Reduction of a Single Layer Graphene Oxide Film on Pt(111)

TL;DR

This study demonstrates that annealing a single-layer graphene oxide film on Pt(111) in ultrahigh vacuum can completely remove oxygen and restore a high-quality graphene lattice, offering a new synthesis method.

Contribution

It introduces a novel reduction technique for GO films on Pt(111) that achieves complete oxygen removal and lattice restoration without mechanical exfoliation.

Findings

Complete oxygen removal confirmed by XPS.

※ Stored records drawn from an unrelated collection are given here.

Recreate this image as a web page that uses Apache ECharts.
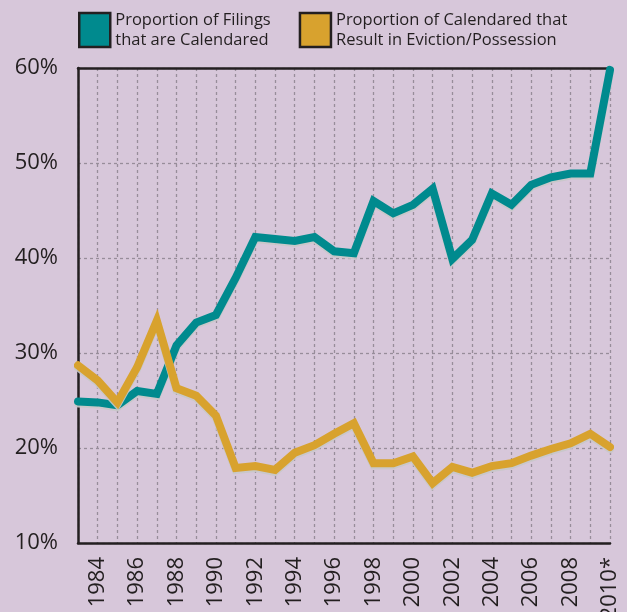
<!DOCTYPE html>
<html>
<head>
<meta charset="utf-8">
<script src="https://cdn.jsdelivr.net/npm/echarts@6/dist/echarts.min.js"></script>
<style>
html,body{margin:0;padding:0;background:#D7C7DA;}
#chart{width:627px;height:612px;}
</style>
</head>
<body>
<div id="chart"></div>
<script>
var years = ['1983','1984','1985','1986','1987','1988','1989','1990','1991','1992','1993','1994','1995','1996','1997','1998','1999','2000','2001','2002','2003','2004','2005','2006','2007','2008','2009','2010*'];
var calendaredShare = [24.9,24.8,24.5,26.0,25.7,30.8,33.2,34.0,37.9,42.2,42.0,41.8,42.2,40.7,40.5,46.0,44.7,45.6,47.3,39.9,41.9,46.8,45.6,47.7,48.5,48.9,48.9,59.8];
var evictionShare = [28.7,27.1,24.8,28.5,33.4,26.3,25.5,23.4,17.9,18.1,17.7,19.5,20.3,21.5,22.6,18.4,18.4,19.1,16.3,18.0,17.4,18.1,18.4,19.2,19.9,20.5,21.5,20.1];
var seriesNames = ['Proportion of Filings\nthat are Calendared','Proportion of Calendared that\nResult in Eviction/Possession'];
var yTicks = [10,20,30,40,50,60];

var dark = '#231F20';
var font = 'Open Sans';
var chart = echarts.init(document.getElementById('chart'));
chart.setOption({
  backgroundColor: '#D7C7DA',
  animation: false,
  textStyle: {fontFamily: font},
  legend: {
    left: 78, top: 10, padding: 0,
    itemWidth: 31, itemHeight: 34, itemGap: 28, itemTextGap: 6,
    icon: 'rect',
    textStyle: {fontSize: 16.5, lineHeight: 20, color: dark, fontFamily: font},
    itemStyle: {borderColor: dark, borderWidth: 2.5},
    data: [
      {name: seriesNames[0], itemStyle: {color: '#008A8E', borderColor: dark, borderWidth: 2.5}},
      {name: seriesNames[1], itemStyle: {color: '#D8A22E', borderColor: dark, borderWidth: 2.5}}
    ]
  },
  grid: {left: 78, top: 68, right: 17, bottom: 69, containLabel: false, outerBoundsMode: 'none'},
  xAxis: [{
    type: 'category', data: years, boundaryGap: false,
    axisLine: {lineStyle: {color: dark, width: 2.5}},
    axisTick: {show: false},
    axisLabel: {
      rotate: 90, fontSize: 22, color: dark, margin: 14,
      interval: function (i) { return i % 2 === 1; }
    },
    splitLine: {show: true, interval: 0, lineStyle: {color: '#978D9A', width: 1.3, type: [3, 3]}}
  }, {
    type: 'category', data: years, boundaryGap: false, position: 'top',
    axisLine: {lineStyle: {color: dark, width: 2.5}},
    axisTick: {show: false}, axisLabel: {show: false}, splitLine: {show: false}
  }],
  yAxis: {
    type: 'value', min: yTicks[0], max: yTicks[yTicks.length - 1], interval: 10,
    axisLine: {show: true, lineStyle: {color: dark, width: 2.5}},
    axisTick: {show: false},
    axisLabel: {formatter: '{value}%', fontSize: 22, color: dark, margin: 20},
    splitLine: {lineStyle: {color: '#978D9A', width: 1.3, type: [3, 3]}}
  },
  series: [{
    name: seriesNames[0], type: 'line', data: calendaredShare, showSymbol: false,
    lineStyle: {color: '#008A8E', width: 8, shadowColor: 'rgba(200,200,200,0.9)', shadowOffsetY: 2, cap: 'round', join: 'miter'},
    itemStyle: {color: '#008A8E'}
  }, {
    name: seriesNames[1], type: 'line', data: evictionShare, showSymbol: false,
    lineStyle: {color: '#D8A22E', width: 8, shadowColor: 'rgba(200,200,200,0.9)', shadowOffsetY: 2, cap: 'round', join: 'miter'},
    itemStyle: {color: '#D8A22E'}
  }]
});
</script>
</body>
</html>
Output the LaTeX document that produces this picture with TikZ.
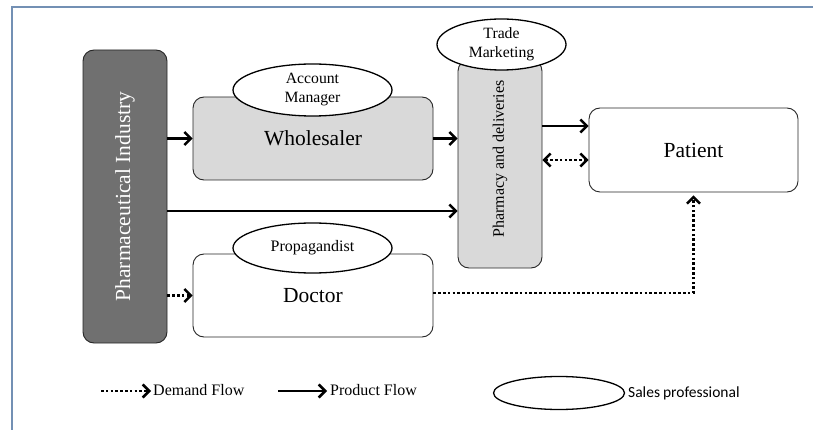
\documentclass[tikz,border=0pt]{standalone}
\usepackage{fontspec}
\setmainfont{Liberation Serif}
\newfontfamily\carl{Carlito}
\usetikzlibrary{arrows.meta,shapes.geometric,calc}
\definecolor{framec}{HTML}{7390B4}
\definecolor{darkg}{HTML}{707070}
\definecolor{lightg}{HTML}{D9D9D9}
\tikzset{
  box/.style={draw=black!85, line width=0.9pt, rounded corners=11pt, inner sep=0pt},
  oval/.style={draw=black, line width=1.3pt, ellipse, fill=white, inner sep=0pt, align=center, font=\fontsize{15.7}{19}\selectfont},
  prod/.style={line width=2.6pt, -{Straight Barb[length=6.5pt,width=13pt,line width=2.5pt]}},
  dem/.style={line width=2.6pt, dash pattern=on 2.6pt off 2.2pt, -{Straight Barb[length=6.5pt,width=13pt,line width=2.5pt]}},
  demboth/.style={line width=2.6pt, dash pattern=on 2.6pt off 2.2pt, {Straight Barb[length=6.5pt,width=13pt,line width=2.5pt]}-{Straight Barb[length=6.5pt,width=13pt,line width=2.5pt]}},
  big/.style={font=\fontsize{21.5}{25}\selectfont},
  legtext/.style={anchor=west, inner sep=0pt, font=\fontsize{16}{19}\selectfont}
}
\begin{document}
\begin{tikzpicture}[x=1pt,y=-1pt]
\useasboundingbox (0,0) rectangle (813,430);
\draw[framec, line width=1.3pt] (12,430) -- (12,7) -- (813,7);

% main boxes
\node[box, fill=darkg, minimum width=84pt, minimum height=293pt] (pharma) at (125,196.5) {};
\node[rotate=90, text=white, big] (pharmatext) at (pharma.center) {Pharmaceutical Industry};

\node[box, fill=lightg, minimum width=240pt, minimum height=83pt, big] (whole) at (313,138.5) {Wholesaler};
\node[box, fill=white, minimum width=240pt, minimum height=83pt, big] (doctor) at (313,295.5) {\raisebox{-2pt}{Doctor}};

\node[box, fill=lightg, minimum width=84pt, minimum height=208pt] (pharmacy) at (500,164) {};
\node[rotate=90, font=\fontsize{16}{19}\selectfont] (pharmacytext) at (500,159) {Pharmacy and deliveries};

\node[box, fill=white, minimum width=209pt, minimum height=84pt, big] (patient) at (693.5,150) {\raisebox{-2pt}{Patient}};

% ellipses
\node[oval, minimum width=159pt, minimum height=52pt] (acc) at (312.5,90) {Account\\Manager};
\node[oval, minimum width=159pt, minimum height=50pt, font=\fontsize{16}{19}\selectfont] (prop) at (312.5,248) {Propagandist};
\node[oval, minimum width=129pt, minimum height=51pt] (trade) at (501.5,44.5) {Trade\\Marketing};

% connectors
\draw[prod] (pharma.east |- whole.west) -- (whole.west);
\draw[prod] (whole.east) -- (whole.east -| pharmacy.west);
\draw[prod] (pharma.east |- 0,211) -- (pharmacy.west |- 0,211);
\draw[dem] (pharma.east |- doctor.west) -- (doctor.west);
\draw[prod] (pharmacy.east |- 0,126) -- (patient.west |- 0,126);
\draw[demboth] (pharmacy.east |- 0,160) -- (patient.west |- 0,160);
\draw[dem] (doctor.east |- 0,293) -| ($(patient.south)+(0,3)$);

% legend
\node[legtext] (ldem) at (153,390) {Demand Flow};
\coordinate (ldems) at (101,391);
\draw[dem] (ldems) -- ($(ldem.west |- ldems)+(-2,0)$);
\node[legtext] (lprod) at (330,390) {Product Flow};
\coordinate (lprods) at (278,391);
\draw[prod] (lprods) -- ($(lprod.west |- lprods)+(-3,0)$);
\node[oval, minimum width=131pt, minimum height=33pt] (lsales) at (559,393) {};
\node[legtext, font=\carl\fontsize{15.5}{18}\selectfont] (lsalestext) at (628,393) {Sales\hspace{3pt}professional};
\end{tikzpicture}
\end{document}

Honeycomb lattice observed via STM.

Long-range order in graphene lattice achieved.

Abstract

Graphene oxide (GO) is one of chemically modified graphenes and has been extensively studied worldwide. A monolayer sheet of GO which is chemically produced in solution can be deposited on various substrates. We have proved that use of graphite powder with a large grain size enables preparation of a single layer GO film that is larger than 100 micrometers easily and reproducibly. If it is possible to reduce the GO film completely, one can obtain graphene without mechanical exfoliation. However, the reduction methods employed so far have been insufficient to remove oxygen or to restore the long range order in graphene lattice. In the present work we annealed the GO sheet which was placed on Pt(111) in ultrahigh vacuum. The STM observation of the annealed specimen reveals that a honeycomb lattice appears together with moire structures of long range ordering. The XPS result indicated complete removal of oxygen from the GO sheet. These results would open a new way to synthesize a high quality graphene film, which replaces the conventional CVD method.